__Goal of the exercise__
Retype the whole listing verbatim and keep the pictures out of it.

__Material provided__

▬▬▬▬▬▬

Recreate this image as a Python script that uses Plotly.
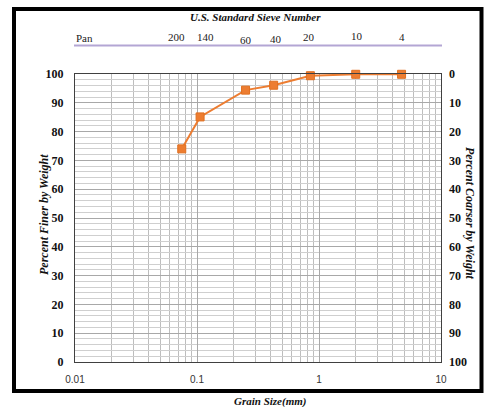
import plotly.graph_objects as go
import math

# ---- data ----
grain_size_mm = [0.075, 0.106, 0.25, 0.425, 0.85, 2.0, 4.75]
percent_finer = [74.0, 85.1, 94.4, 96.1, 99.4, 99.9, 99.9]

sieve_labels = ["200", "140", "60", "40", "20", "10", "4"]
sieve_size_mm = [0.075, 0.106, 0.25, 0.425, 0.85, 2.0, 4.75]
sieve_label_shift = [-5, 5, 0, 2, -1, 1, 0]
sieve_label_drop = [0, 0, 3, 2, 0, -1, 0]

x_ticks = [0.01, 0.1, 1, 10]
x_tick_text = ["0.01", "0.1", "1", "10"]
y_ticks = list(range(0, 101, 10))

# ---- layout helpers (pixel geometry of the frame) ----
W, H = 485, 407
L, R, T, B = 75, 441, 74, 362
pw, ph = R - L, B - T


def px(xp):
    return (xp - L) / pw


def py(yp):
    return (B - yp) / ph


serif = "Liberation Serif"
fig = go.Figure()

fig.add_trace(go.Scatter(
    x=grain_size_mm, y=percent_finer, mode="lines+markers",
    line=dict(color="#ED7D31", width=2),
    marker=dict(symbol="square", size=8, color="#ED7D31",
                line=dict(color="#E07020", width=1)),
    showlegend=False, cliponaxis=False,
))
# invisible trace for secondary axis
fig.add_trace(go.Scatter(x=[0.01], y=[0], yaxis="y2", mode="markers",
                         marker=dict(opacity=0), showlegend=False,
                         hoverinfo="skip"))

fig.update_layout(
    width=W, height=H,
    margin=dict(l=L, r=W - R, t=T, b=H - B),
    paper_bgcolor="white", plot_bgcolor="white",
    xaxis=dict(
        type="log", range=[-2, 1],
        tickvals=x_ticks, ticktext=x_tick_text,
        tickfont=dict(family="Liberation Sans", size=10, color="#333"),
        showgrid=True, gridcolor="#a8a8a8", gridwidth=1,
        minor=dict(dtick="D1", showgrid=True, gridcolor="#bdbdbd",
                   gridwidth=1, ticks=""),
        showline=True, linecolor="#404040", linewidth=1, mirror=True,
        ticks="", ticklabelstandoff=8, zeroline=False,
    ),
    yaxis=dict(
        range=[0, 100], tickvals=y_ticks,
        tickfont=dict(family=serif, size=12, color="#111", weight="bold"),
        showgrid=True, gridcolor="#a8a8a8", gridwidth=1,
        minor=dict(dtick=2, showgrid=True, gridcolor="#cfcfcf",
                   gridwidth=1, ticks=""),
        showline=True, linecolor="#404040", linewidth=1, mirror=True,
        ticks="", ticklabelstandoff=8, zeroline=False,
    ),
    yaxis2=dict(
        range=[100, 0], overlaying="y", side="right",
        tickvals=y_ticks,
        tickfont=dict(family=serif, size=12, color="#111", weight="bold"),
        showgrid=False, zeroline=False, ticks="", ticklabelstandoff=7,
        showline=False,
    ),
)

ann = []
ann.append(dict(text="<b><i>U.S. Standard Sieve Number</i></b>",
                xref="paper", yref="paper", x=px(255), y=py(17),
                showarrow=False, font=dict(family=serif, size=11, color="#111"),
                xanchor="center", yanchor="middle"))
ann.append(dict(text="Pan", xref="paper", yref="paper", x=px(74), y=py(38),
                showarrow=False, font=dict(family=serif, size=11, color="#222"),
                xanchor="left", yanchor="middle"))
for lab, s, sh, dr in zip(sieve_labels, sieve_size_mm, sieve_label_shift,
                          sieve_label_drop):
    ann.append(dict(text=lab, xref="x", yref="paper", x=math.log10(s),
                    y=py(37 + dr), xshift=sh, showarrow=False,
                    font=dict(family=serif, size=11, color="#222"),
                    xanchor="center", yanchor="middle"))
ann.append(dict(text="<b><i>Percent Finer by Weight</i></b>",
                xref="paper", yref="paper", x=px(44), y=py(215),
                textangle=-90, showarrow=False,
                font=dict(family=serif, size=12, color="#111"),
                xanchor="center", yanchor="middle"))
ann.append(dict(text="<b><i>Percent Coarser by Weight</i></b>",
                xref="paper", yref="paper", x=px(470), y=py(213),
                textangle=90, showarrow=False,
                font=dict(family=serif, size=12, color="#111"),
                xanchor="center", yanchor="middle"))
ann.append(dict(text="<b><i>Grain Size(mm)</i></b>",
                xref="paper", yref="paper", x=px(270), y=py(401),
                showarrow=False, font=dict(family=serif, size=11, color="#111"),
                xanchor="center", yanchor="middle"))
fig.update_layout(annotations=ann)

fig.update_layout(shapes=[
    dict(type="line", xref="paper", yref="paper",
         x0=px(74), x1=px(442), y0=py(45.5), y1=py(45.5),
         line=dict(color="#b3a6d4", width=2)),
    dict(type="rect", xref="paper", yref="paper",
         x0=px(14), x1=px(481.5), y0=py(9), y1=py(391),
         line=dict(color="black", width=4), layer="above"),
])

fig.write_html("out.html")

▬▬▬▬▬▬

__Task response__
Recreate this image as a Python script that uses Plotly.
import plotly.graph_objects as go
import math

# ---- data ----
grain_size_mm = [0.075, 0.106, 0.25, 0.425, 0.85, 2.0, 4.75]
percent_finer = [74.0, 85.1, 94.4, 96.1, 99.4, 99.9, 99.9]

sieve_labels = ["200", "140", "60", "40", "20", "10", "4"]
sieve_size_mm = [0.075, 0.106, 0.25, 0.425, 0.85, 2.0, 4.75]
sieve_label_shift = [-5, 5, 0, 2, -1, 1, 0]
sieve_label_drop = [0, 0, 3, 2, 0, -1, 0]

x_ticks = [0.01, 0.1, 1, 10]
x_tick_text = ["0.01", "0.1", "1", "10"]
y_ticks = list(range(0, 101, 10))

# ---- layout helpers (pixel geometry of the frame) ----
W, H = 485, 407
L, R, T, B = 75, 441, 74, 362
pw, ph = R - L, B - T


def px(xp):
    return (xp - L) / pw


def py(yp):
    return (B - yp) / ph


serif = "Liberation Serif"
fig = go.Figure()

fig.add_trace(go.Scatter(
    x=grain_size_mm, y=percent_finer, mode="lines+markers",
    line=dict(color="#ED7D31", width=2),
    marker=dict(symbol="square", size=8, color="#ED7D31",
                line=dict(color="#E07020", width=1)),
    showlegend=False, cliponaxis=False,
))
# invisible trace for secondary axis
fig.add_trace(go.Scatter(x=[0.01], y=[0], yaxis="y2", mode="markers",
                         marker=dict(opacity=0), showlegend=False,
                         hoverinfo="skip"))

fig.update_layout(
    width=W, height=H,
    margin=dict(l=L, r=W - R, t=T, b=H - B),
    paper_bgcolor="white", plot_bgcolor="white",
    xaxis=dict(
        type="log", range=[-2, 1],
        tickvals=x_ticks, ticktext=x_tick_text,
        tickfont=dict(family="Liberation Sans", size=10, color="#333"),
        showgrid=True, gridcolor="#a8a8a8", gridwidth=1,
        minor=dict(dtick="D1", showgrid=True, gridcolor="#bdbdbd",
                   gridwidth=1, ticks=""),
        showline=True, linecolor="#404040", linewidth=1, mirror=True,
        ticks="", ticklabelstandoff=8, zeroline=False,
    ),
    yaxis=dict(
        range=[0, 100], tickvals=y_ticks,
        tickfont=dict(family=serif, size=12, color="#111", weight="bold"),
        showgrid=True, gridcolor="#a8a8a8", gridwidth=1,
        minor=dict(dtick=2, showgrid=True, gridcolor="#cfcfcf",
                   gridwidth=1, ticks=""),
        showline=True, linecolor="#404040", linewidth=1, mirror=True,
        ticks="", ticklabelstandoff=8, zeroline=False,
    ),
    yaxis2=dict(
        range=[100, 0], overlaying="y", side="right",
        tickvals=y_ticks,
        tickfont=dict(family=serif, size=12, color="#111", weight="bold"),
        showgrid=False, zeroline=False, ticks="", ticklabelstandoff=7,
        showline=False,
    ),
)

ann = []
ann.append(dict(text="<b><i>U.S. Standard Sieve Number</i></b>",
                xref="paper", yref="paper", x=px(255), y=py(17),
                showarrow=False, font=dict(family=serif, size=11, color="#111"),
                xanchor="center", yanchor="middle"))
ann.append(dict(text="Pan", xref="paper", yref="paper", x=px(74), y=py(38),
                showarrow=False, font=dict(family=serif, size=11, color="#222"),
                xanchor="left", yanchor="middle"))
for lab, s, sh, dr in zip(sieve_labels, sieve_size_mm, sieve_label_shift,
                          sieve_label_drop):
    ann.append(dict(text=lab, xref="x", yref="paper", x=math.log10(s),
                    y=py(37 + dr), xshift=sh, showarrow=False,
                    font=dict(family=serif, size=11, color="#222"),
                    xanchor="center", yanchor="middle"))
ann.append(dict(text="<b><i>Percent Finer by Weight</i></b>",
                xref="paper", yref="paper", x=px(44), y=py(215),
                textangle=-90, showarrow=False,
                font=dict(family=serif, size=12, color="#111"),
                xanchor="center", yanchor="middle"))
ann.append(dict(text="<b><i>Percent Coarser by Weight</i></b>",
                xref="paper", yref="paper", x=px(470), y=py(213),
                textangle=90, showarrow=False,
                font=dict(family=serif, size=12, color="#111"),
                xanchor="center", yanchor="middle"))
ann.append(dict(text="<b><i>Grain Size(mm)</i></b>",
                xref="paper", yref="paper", x=px(270), y=py(401),
                showarrow=False, font=dict(family=serif, size=11, color="#111"),
                xanchor="center", yanchor="middle"))
fig.update_layout(annotations=ann)

fig.update_layout(shapes=[
    dict(type="line", xref="paper", yref="paper",
         x0=px(74), x1=px(442), y0=py(45.5), y1=py(45.5),
         line=dict(color="#b3a6d4", width=2)),
    dict(type="rect", xref="paper", yref="paper",
         x0=px(14), x1=px(481.5), y0=py(9), y1=py(391),
         line=dict(color="black", width=4), layer="above"),
])

fig.write_html("out.html")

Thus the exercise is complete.